▶ Brief
Collect every line in the records below that contains the word "LaTeX".

▶ Data shown
+ + + + + + +
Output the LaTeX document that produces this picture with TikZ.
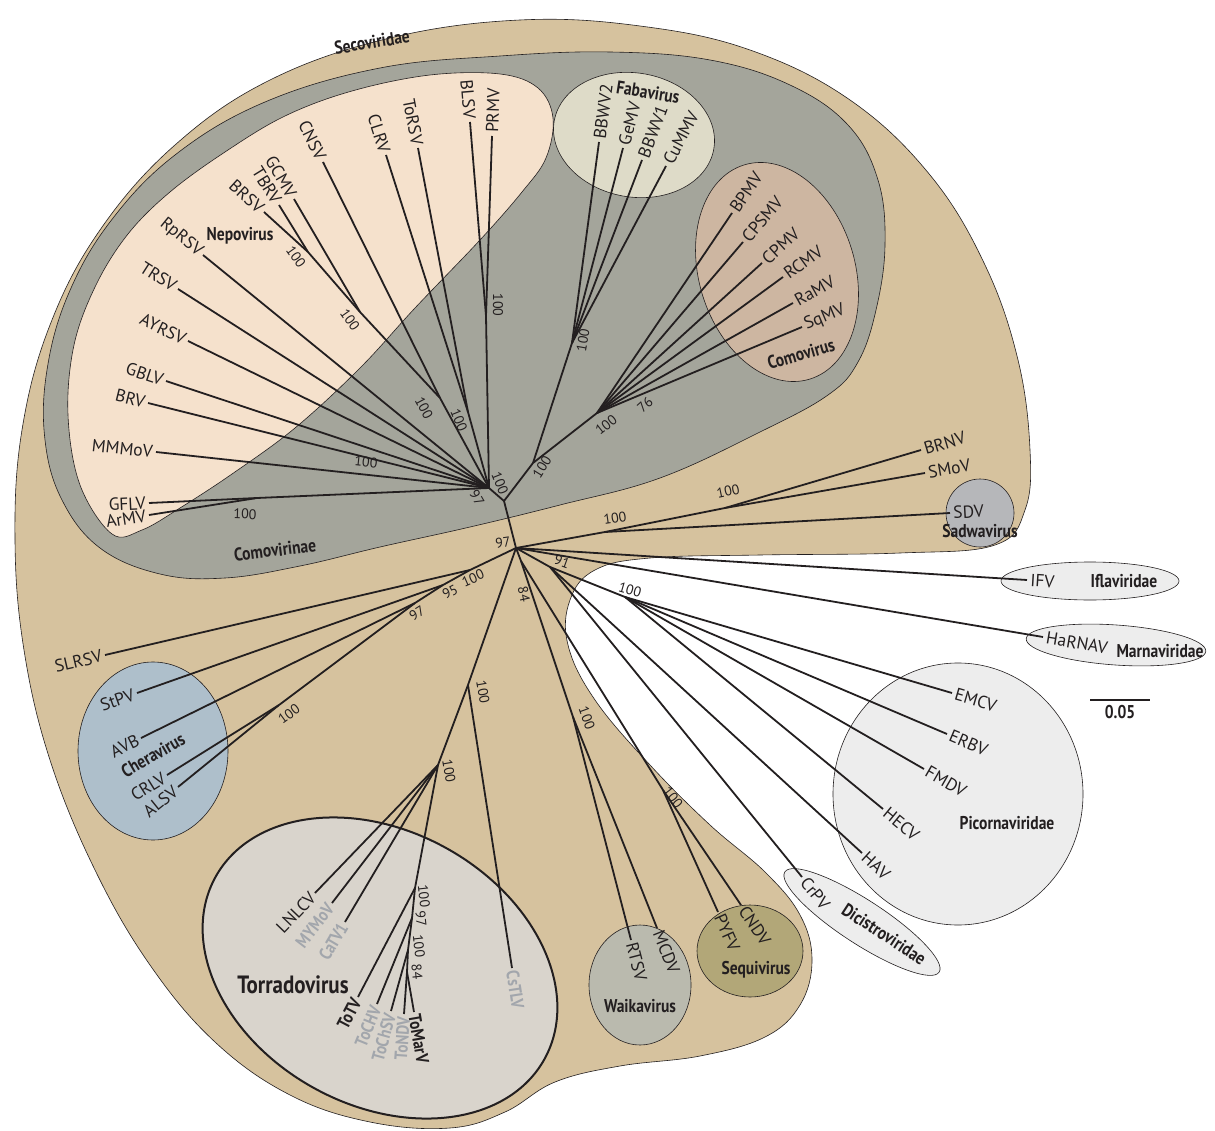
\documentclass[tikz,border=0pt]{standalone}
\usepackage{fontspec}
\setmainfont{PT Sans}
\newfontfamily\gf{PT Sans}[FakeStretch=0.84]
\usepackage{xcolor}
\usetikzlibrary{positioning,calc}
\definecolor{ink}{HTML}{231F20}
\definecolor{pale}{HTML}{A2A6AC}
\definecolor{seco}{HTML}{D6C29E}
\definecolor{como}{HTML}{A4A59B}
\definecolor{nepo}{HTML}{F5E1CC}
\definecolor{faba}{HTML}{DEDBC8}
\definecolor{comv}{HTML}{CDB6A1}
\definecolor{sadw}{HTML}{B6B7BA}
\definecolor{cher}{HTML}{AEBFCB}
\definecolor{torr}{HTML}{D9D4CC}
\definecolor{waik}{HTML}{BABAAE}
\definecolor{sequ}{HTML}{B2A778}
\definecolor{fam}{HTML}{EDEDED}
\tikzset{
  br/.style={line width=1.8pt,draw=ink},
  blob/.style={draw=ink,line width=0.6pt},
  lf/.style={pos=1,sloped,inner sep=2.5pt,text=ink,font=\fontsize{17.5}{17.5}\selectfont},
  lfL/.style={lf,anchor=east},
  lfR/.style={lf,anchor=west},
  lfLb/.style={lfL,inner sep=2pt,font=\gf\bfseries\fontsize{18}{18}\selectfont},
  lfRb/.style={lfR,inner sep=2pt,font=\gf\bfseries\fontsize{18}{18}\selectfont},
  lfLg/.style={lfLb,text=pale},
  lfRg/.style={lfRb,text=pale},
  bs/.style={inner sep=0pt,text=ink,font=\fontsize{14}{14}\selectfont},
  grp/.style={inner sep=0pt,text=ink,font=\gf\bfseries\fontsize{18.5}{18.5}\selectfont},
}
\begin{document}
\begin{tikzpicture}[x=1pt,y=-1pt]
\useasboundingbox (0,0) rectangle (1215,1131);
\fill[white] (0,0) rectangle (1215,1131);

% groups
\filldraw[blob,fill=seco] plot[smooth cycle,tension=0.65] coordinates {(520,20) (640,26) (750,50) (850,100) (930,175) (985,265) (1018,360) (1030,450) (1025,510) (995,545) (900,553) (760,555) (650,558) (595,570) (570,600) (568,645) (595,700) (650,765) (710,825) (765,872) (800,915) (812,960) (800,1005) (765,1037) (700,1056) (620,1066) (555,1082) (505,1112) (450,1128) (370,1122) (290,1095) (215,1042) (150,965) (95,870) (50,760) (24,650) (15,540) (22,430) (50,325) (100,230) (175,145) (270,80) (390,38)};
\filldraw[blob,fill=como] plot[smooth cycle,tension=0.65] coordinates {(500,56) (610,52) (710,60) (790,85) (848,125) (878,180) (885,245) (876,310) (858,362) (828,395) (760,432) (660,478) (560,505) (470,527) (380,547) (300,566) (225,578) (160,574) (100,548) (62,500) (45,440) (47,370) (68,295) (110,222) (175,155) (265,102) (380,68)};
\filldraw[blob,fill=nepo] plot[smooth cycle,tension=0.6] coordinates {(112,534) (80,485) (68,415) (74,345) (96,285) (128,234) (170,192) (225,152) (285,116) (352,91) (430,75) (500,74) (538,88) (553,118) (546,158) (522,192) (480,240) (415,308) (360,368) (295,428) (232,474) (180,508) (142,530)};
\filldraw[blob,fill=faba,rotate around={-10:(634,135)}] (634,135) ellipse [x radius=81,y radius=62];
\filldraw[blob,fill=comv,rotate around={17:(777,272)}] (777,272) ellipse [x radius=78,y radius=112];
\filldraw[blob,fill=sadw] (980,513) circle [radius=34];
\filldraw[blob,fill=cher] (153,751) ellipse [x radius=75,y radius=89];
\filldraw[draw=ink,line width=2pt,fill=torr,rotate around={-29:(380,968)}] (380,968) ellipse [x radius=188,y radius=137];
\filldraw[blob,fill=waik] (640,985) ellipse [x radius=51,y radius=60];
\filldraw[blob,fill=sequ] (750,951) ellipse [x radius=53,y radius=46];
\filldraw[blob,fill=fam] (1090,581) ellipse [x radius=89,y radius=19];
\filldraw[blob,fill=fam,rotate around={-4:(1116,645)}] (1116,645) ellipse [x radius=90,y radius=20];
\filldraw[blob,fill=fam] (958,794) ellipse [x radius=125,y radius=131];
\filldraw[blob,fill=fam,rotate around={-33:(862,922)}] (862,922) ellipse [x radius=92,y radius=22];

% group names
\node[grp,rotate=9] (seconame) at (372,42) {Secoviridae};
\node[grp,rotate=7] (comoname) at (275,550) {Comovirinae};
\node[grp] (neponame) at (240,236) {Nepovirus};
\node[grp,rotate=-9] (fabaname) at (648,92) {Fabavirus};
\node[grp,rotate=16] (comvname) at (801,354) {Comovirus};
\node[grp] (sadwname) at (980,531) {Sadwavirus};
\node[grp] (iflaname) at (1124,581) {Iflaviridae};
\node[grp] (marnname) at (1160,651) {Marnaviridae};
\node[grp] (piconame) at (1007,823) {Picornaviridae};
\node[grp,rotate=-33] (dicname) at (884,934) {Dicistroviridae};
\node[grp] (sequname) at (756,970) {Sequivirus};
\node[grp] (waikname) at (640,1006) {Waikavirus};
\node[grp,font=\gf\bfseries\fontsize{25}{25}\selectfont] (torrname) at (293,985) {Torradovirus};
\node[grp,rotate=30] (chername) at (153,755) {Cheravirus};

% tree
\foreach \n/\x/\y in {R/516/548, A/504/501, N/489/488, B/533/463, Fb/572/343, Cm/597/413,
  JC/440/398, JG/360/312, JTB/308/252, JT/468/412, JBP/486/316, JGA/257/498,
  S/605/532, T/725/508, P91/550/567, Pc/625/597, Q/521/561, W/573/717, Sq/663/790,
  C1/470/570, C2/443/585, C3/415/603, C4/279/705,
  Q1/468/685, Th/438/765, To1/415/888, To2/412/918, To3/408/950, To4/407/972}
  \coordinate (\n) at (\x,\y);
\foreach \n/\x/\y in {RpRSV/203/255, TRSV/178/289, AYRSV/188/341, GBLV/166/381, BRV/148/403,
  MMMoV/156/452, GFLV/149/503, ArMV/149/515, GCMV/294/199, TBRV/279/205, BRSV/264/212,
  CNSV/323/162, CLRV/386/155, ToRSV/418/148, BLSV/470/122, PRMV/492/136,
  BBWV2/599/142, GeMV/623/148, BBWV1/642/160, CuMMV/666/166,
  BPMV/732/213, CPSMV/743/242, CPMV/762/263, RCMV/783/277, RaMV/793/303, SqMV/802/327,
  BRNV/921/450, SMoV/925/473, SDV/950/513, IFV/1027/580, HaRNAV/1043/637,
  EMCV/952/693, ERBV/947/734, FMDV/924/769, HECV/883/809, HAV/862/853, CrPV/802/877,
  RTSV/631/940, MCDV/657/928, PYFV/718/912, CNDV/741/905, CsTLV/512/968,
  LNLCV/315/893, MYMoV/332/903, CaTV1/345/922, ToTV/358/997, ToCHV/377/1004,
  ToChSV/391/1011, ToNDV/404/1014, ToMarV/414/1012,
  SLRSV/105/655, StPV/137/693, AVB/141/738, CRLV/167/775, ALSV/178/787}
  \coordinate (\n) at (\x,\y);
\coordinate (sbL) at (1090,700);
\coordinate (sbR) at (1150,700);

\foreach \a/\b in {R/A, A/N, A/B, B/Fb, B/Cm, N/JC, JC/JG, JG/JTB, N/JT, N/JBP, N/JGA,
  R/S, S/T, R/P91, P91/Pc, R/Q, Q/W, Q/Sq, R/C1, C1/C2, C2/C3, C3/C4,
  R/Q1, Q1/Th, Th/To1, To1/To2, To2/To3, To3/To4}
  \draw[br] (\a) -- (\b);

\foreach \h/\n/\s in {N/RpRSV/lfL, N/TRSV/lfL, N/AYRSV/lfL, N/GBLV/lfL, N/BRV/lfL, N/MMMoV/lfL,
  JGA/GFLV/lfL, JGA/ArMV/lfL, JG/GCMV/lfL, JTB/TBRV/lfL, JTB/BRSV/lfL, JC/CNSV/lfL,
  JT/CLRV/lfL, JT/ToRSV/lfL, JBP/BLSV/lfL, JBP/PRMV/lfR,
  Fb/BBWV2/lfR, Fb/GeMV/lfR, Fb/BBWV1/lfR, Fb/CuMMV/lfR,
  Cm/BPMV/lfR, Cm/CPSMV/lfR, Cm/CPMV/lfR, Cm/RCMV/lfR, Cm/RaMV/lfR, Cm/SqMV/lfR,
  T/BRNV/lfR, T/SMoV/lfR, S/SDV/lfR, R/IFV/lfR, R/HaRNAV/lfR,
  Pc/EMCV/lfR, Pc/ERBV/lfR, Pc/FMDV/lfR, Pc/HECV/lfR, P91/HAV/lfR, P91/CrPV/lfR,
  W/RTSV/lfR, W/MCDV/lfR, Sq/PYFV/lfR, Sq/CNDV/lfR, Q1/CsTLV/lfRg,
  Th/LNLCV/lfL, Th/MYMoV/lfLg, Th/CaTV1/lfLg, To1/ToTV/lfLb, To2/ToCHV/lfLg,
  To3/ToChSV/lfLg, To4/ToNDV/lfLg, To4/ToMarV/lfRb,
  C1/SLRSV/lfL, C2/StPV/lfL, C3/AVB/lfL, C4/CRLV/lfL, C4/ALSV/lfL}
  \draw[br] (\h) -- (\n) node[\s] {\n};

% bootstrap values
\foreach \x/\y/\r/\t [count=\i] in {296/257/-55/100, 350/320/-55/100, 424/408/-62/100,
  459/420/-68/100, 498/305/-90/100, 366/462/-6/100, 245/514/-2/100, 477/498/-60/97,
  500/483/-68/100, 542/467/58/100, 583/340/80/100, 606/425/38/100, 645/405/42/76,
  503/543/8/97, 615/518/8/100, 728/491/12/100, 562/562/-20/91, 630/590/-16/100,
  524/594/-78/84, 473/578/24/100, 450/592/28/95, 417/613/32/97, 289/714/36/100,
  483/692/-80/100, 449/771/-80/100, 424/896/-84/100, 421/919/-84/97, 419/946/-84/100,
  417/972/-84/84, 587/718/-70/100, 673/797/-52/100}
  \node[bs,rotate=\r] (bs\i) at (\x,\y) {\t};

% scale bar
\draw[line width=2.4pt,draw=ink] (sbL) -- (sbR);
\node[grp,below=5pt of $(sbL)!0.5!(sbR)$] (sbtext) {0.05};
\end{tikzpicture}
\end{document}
+ + + + + + +
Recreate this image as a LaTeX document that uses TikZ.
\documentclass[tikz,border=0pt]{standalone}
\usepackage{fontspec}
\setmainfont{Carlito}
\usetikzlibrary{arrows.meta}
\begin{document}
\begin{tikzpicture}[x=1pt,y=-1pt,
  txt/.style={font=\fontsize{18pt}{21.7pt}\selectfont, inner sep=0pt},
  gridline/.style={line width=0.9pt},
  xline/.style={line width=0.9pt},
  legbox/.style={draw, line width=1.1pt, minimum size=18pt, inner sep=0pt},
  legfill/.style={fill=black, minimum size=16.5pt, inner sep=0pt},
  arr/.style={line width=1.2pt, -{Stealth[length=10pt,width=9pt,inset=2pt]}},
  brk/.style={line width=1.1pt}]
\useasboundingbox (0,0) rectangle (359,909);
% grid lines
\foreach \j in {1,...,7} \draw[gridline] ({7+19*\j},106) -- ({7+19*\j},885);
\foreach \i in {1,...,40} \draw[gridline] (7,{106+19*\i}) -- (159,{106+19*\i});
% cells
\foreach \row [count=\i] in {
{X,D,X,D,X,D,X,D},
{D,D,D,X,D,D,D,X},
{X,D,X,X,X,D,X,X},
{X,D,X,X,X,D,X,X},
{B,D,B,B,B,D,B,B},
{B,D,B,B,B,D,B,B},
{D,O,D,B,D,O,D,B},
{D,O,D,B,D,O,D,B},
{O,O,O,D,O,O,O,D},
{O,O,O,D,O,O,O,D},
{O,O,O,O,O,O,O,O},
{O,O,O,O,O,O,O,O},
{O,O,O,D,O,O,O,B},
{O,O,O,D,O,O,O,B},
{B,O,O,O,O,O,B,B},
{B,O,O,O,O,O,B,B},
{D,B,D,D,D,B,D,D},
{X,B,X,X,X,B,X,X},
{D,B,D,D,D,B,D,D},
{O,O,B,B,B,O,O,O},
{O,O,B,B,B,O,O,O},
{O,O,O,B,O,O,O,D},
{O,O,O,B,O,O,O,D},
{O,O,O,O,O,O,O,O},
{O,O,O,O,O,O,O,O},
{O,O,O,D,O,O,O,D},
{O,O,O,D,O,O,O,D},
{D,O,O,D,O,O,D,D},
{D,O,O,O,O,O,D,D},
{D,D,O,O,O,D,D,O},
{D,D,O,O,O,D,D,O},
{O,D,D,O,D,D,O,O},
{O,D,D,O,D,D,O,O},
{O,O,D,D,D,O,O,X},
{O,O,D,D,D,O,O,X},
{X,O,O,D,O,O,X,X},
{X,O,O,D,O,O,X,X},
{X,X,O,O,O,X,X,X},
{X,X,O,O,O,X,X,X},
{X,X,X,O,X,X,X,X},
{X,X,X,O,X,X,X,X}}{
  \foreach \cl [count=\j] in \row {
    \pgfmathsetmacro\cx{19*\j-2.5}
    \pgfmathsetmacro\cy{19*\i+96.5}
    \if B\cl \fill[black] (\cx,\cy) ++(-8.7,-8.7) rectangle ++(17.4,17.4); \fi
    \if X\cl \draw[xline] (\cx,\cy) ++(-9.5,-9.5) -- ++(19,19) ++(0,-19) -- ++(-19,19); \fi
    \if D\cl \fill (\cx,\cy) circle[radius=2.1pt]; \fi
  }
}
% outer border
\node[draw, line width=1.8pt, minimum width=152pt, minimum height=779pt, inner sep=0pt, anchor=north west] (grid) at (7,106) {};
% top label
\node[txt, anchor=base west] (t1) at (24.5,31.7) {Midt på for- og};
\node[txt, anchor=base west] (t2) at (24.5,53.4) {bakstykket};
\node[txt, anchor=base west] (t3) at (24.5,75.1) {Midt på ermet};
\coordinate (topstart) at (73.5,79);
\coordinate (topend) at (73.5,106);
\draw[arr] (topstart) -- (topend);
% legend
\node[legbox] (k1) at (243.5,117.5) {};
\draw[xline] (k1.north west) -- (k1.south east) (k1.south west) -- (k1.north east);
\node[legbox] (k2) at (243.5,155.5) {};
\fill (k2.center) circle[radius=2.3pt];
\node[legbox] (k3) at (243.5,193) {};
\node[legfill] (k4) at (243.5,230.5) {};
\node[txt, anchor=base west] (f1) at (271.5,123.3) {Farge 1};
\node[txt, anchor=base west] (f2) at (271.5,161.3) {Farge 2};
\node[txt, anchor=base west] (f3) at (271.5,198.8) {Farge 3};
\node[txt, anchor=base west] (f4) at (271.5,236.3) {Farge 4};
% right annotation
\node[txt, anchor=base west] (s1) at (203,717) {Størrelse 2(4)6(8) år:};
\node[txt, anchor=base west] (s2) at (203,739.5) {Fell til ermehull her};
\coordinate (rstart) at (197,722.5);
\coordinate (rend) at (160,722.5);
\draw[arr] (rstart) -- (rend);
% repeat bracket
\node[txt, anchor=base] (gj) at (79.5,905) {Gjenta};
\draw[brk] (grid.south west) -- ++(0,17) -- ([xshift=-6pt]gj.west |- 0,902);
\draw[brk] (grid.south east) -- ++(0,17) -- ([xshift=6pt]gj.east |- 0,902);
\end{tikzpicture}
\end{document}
+ + + + + + +
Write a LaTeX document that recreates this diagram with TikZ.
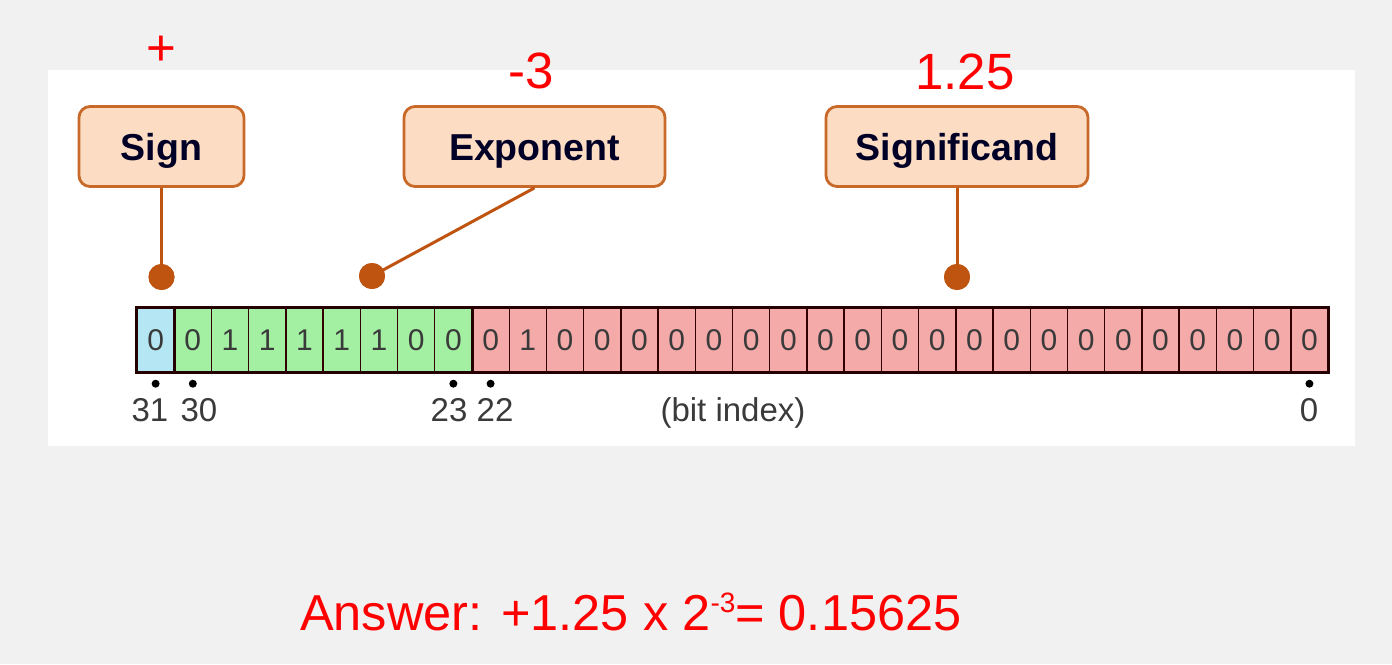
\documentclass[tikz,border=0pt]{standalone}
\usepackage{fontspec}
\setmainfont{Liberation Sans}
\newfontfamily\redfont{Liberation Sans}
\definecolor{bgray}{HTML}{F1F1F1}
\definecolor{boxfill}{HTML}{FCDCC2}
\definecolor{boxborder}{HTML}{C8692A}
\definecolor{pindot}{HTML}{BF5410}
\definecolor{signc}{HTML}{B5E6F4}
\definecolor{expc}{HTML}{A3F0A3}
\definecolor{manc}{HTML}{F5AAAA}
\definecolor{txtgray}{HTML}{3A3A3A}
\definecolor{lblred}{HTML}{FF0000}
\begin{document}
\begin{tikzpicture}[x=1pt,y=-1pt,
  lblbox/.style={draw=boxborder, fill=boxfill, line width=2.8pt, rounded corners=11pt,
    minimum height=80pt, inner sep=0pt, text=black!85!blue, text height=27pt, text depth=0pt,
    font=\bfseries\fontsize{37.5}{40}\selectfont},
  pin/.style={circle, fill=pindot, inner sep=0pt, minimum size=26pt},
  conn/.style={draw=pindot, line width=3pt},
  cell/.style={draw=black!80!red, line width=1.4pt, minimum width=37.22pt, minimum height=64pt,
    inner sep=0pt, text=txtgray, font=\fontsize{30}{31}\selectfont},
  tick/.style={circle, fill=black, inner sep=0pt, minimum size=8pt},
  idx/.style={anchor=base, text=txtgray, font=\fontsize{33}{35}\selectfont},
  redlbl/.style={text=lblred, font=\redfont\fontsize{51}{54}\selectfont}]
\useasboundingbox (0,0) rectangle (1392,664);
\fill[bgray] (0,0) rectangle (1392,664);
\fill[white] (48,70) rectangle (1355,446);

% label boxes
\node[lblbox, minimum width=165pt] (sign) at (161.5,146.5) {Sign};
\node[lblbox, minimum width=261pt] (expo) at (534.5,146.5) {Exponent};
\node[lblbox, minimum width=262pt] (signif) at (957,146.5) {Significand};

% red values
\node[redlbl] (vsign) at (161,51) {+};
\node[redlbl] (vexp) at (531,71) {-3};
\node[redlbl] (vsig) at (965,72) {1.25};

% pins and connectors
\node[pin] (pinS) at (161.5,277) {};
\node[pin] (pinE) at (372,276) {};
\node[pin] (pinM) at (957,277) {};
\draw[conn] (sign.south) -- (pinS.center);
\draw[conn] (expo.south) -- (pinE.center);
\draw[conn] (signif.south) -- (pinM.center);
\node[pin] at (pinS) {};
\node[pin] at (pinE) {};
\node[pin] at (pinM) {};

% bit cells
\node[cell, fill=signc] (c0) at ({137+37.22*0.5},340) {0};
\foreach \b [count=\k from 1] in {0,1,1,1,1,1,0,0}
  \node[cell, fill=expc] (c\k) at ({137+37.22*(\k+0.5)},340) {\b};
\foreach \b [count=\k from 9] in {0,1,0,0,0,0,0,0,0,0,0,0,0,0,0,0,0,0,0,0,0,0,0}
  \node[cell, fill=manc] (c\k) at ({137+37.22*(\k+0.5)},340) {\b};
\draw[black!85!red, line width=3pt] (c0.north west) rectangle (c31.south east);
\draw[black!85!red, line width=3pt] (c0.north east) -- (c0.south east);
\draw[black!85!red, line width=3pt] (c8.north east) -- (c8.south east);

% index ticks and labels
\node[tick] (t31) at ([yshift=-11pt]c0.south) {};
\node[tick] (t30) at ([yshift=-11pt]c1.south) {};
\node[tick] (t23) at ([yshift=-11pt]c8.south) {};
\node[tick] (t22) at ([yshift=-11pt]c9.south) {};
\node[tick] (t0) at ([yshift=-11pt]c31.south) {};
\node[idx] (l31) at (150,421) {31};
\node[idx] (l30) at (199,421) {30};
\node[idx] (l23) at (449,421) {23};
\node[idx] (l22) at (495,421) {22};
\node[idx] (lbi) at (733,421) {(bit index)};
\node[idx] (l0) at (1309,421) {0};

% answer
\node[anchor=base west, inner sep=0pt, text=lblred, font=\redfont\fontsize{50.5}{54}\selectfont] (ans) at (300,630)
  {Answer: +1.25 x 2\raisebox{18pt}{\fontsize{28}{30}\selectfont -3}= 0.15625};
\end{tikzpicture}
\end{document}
+ + + + + + +
▶ Answer to the task
Output the LaTeX document that produces this picture with TikZ.
Recreate this image as a LaTeX document that uses TikZ.
Write a LaTeX document that recreates this diagram with TikZ.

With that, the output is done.